- The task: Pictures aside, quote the whole listing exactly.

- Dataset extract:
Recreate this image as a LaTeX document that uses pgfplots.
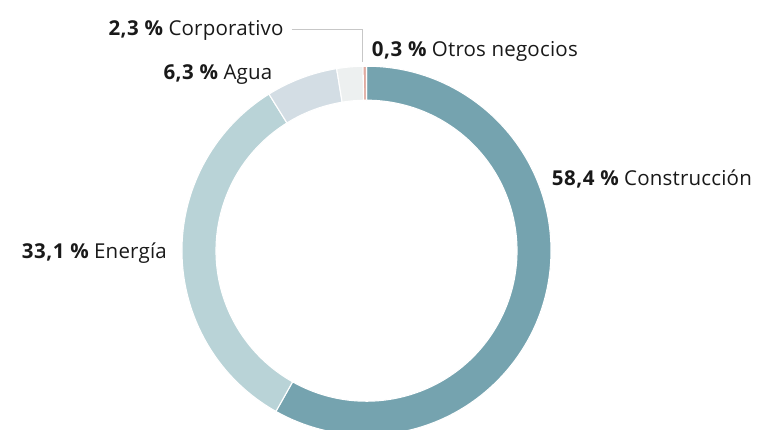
\documentclass[border=0pt]{standalone}
\usepackage{pgfplots}
\pgfplotsset{compat=1.18}
\usepackage{fontspec}
\setmainfont{Open Sans}
\definecolor{cCon}{RGB}{117,163,175}
\definecolor{cEne}{RGB}{185,211,215}
\definecolor{cAgu}{RGB}{211,221,228}
\definecolor{cCor}{RGB}{237,240,240}
\definecolor{cOtr}{RGB}{224,170,160}
\definecolor{txt}{RGB}{25,25,25}
% data (percent)
\def\vCon{58.4}
\def\vEne{33.1}
\def\vAgu{6.3}
\def\vCor{2.3}
\def\vOtr{0.3}
\pgfmathsetmacro\tot{\vCon+\vEne+\vAgu+\vCor+\vOtr}
\pgfmathsetmacro\aA{90}
\pgfmathsetmacro\aB{90-(\vCon)/\tot*360}
\pgfmathsetmacro\aC{90-(\vCon+\vEne)/\tot*360}
\pgfmathsetmacro\aD{90-(\vCon+\vEne+\vAgu)/\tot*360}
\pgfmathsetmacro\aE{90-(\vCon+\vEne+\vAgu+\vCor)/\tot*360}
\pgfmathsetmacro\aF{90-(\vCon+\vEne+\vAgu+\vCor+\vOtr)/\tot*360}
\def\Ro{184.5pt}
\def\Ri{150.5pt}
\newcommand\seg[3]{%
  \fill[#3,draw=white,line width=1.1pt] (#1:\Ro) arc[start angle=#1,end angle=#2,radius=\Ro]
     -- (#2:\Ri) arc[start angle=#2,end angle=#1,radius=\Ri] -- cycle;}
\newcommand\lab[2]{{\bfseries\addfontfeature{LetterSpace=2.5}#1}\ {\addfontfeature{LetterSpace=1}#2}}
\begin{document}
\begin{tikzpicture}
\begin{axis}[width=764pt,height=430pt,scale only axis,
  xmin=0,xmax=764,ymin=0,ymax=430,hide axis,clip=true]
\begin{scope}[shift={(axis cs:366.5,179.3)}]
\seg{\aA}{\aB}{cCon}
\seg{\aB}{\aC}{cEne}
\seg{\aC}{\aD}{cAgu}
\seg{\aD}{\aE}{cCor}
\seg{\aE}{\aF}{cOtr}
\end{scope}
\draw[black!22,line width=0.9pt] (axis cs:291.7,400.7) -- (axis cs:362,400.7) -- (axis cs:362,368);
\tikzset{lab/.style={anchor=base west,inner sep=0pt,text=txt,font=\fontsize{20.5}{24}\selectfont}}
\node[lab] at (axis cs:551.7,244) {\lab{58,4 \%}{Construcción}};
\node[lab] at (axis cs:21.7,171) {\lab{33,1 \%}{Energía}};
\node[lab] at (axis cs:163.3,350) {\lab{6,3 \%}{Agua}};
\node[lab] at (axis cs:108.3,394) {\lab{2,3 \%}{Corporativo}};
\node[lab] at (axis cs:371.7,373.3) {\lab{0,3 \%}{Otros negocios}};
\end{axis}
\pgfresetboundingbox
\useasboundingbox (0,0) rectangle (764pt,430pt);
\end{tikzpicture}
\end{document}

- Solved problem:
Recreate this image as a LaTeX document that uses pgfplots.
\documentclass[border=0pt]{standalone}
\usepackage{pgfplots}
\pgfplotsset{compat=1.18}
\usepackage{fontspec}
\setmainfont{Open Sans}
\definecolor{cCon}{RGB}{117,163,175}
\definecolor{cEne}{RGB}{185,211,215}
\definecolor{cAgu}{RGB}{211,221,228}
\definecolor{cCor}{RGB}{237,240,240}
\definecolor{cOtr}{RGB}{224,170,160}
\definecolor{txt}{RGB}{25,25,25}
% data (percent)
\def\vCon{58.4}
\def\vEne{33.1}
\def\vAgu{6.3}
\def\vCor{2.3}
\def\vOtr{0.3}
\pgfmathsetmacro\tot{\vCon+\vEne+\vAgu+\vCor+\vOtr}
\pgfmathsetmacro\aA{90}
\pgfmathsetmacro\aB{90-(\vCon)/\tot*360}
\pgfmathsetmacro\aC{90-(\vCon+\vEne)/\tot*360}
\pgfmathsetmacro\aD{90-(\vCon+\vEne+\vAgu)/\tot*360}
\pgfmathsetmacro\aE{90-(\vCon+\vEne+\vAgu+\vCor)/\tot*360}
\pgfmathsetmacro\aF{90-(\vCon+\vEne+\vAgu+\vCor+\vOtr)/\tot*360}
\def\Ro{184.5pt}
\def\Ri{150.5pt}
\newcommand\seg[3]{%
  \fill[#3,draw=white,line width=1.1pt] (#1:\Ro) arc[start angle=#1,end angle=#2,radius=\Ro]
     -- (#2:\Ri) arc[start angle=#2,end angle=#1,radius=\Ri] -- cycle;}
\newcommand\lab[2]{{\bfseries\addfontfeature{LetterSpace=2.5}#1}\ {\addfontfeature{LetterSpace=1}#2}}
\begin{document}
\begin{tikzpicture}
\begin{axis}[width=764pt,height=430pt,scale only axis,
  xmin=0,xmax=764,ymin=0,ymax=430,hide axis,clip=true]
\begin{scope}[shift={(axis cs:366.5,179.3)}]
\seg{\aA}{\aB}{cCon}
\seg{\aB}{\aC}{cEne}
\seg{\aC}{\aD}{cAgu}
\seg{\aD}{\aE}{cCor}
\seg{\aE}{\aF}{cOtr}
\end{scope}
\draw[black!22,line width=0.9pt] (axis cs:291.7,400.7) -- (axis cs:362,400.7) -- (axis cs:362,368);
\tikzset{lab/.style={anchor=base west,inner sep=0pt,text=txt,font=\fontsize{20.5}{24}\selectfont}}
\node[lab] at (axis cs:551.7,244) {\lab{58,4 \%}{Construcción}};
\node[lab] at (axis cs:21.7,171) {\lab{33,1 \%}{Energía}};
\node[lab] at (axis cs:163.3,350) {\lab{6,3 \%}{Agua}};
\node[lab] at (axis cs:108.3,394) {\lab{2,3 \%}{Corporativo}};
\node[lab] at (axis cs:371.7,373.3) {\lab{0,3 \%}{Otros negocios}};
\end{axis}
\pgfresetboundingbox
\useasboundingbox (0,0) rectangle (764pt,430pt);
\end{tikzpicture}
\end{document}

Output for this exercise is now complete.